━━━ AVAILABLE DATA ━━━

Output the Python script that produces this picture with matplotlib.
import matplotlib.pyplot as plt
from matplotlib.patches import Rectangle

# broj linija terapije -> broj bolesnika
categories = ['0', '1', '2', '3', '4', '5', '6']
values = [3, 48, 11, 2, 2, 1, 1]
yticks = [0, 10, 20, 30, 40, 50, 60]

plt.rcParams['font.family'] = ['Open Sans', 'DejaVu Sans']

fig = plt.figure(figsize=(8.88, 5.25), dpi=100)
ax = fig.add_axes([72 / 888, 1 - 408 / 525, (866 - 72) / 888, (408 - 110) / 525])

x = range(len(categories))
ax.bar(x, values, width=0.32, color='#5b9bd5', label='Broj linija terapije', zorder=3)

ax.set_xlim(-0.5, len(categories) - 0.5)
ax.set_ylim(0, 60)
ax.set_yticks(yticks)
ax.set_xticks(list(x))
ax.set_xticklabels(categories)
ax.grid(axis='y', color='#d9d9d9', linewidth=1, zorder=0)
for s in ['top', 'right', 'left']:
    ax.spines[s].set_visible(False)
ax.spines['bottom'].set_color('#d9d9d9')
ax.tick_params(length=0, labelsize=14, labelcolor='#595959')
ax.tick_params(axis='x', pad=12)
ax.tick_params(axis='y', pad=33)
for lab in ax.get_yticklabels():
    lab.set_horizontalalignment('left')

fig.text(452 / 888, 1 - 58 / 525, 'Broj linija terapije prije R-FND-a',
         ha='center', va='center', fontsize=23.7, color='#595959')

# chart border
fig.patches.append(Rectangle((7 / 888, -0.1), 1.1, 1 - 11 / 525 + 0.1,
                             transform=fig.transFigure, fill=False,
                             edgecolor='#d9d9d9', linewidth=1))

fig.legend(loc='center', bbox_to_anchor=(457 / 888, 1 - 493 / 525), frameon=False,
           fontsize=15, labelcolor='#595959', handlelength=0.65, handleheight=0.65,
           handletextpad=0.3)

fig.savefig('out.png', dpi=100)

━━━

* [YOUR OBJECTIVE] Starting with the first line of the data above, copy each line exactly until you reach the line with "yticks = [0, 10, 20, 30, 40, 50, 60]"; include that line as well.

* [CORRECT ANSWER]
Output the Python script that produces this picture with matplotlib.
import matplotlib.pyplot as plt
from matplotlib.patches import Rectangle

# broj linija terapije -> broj bolesnika
categories = ['0', '1', '2', '3', '4', '5', '6']
values = [3, 48, 11, 2, 2, 1, 1]
yticks = [0, 10, 20, 30, 40, 50, 60]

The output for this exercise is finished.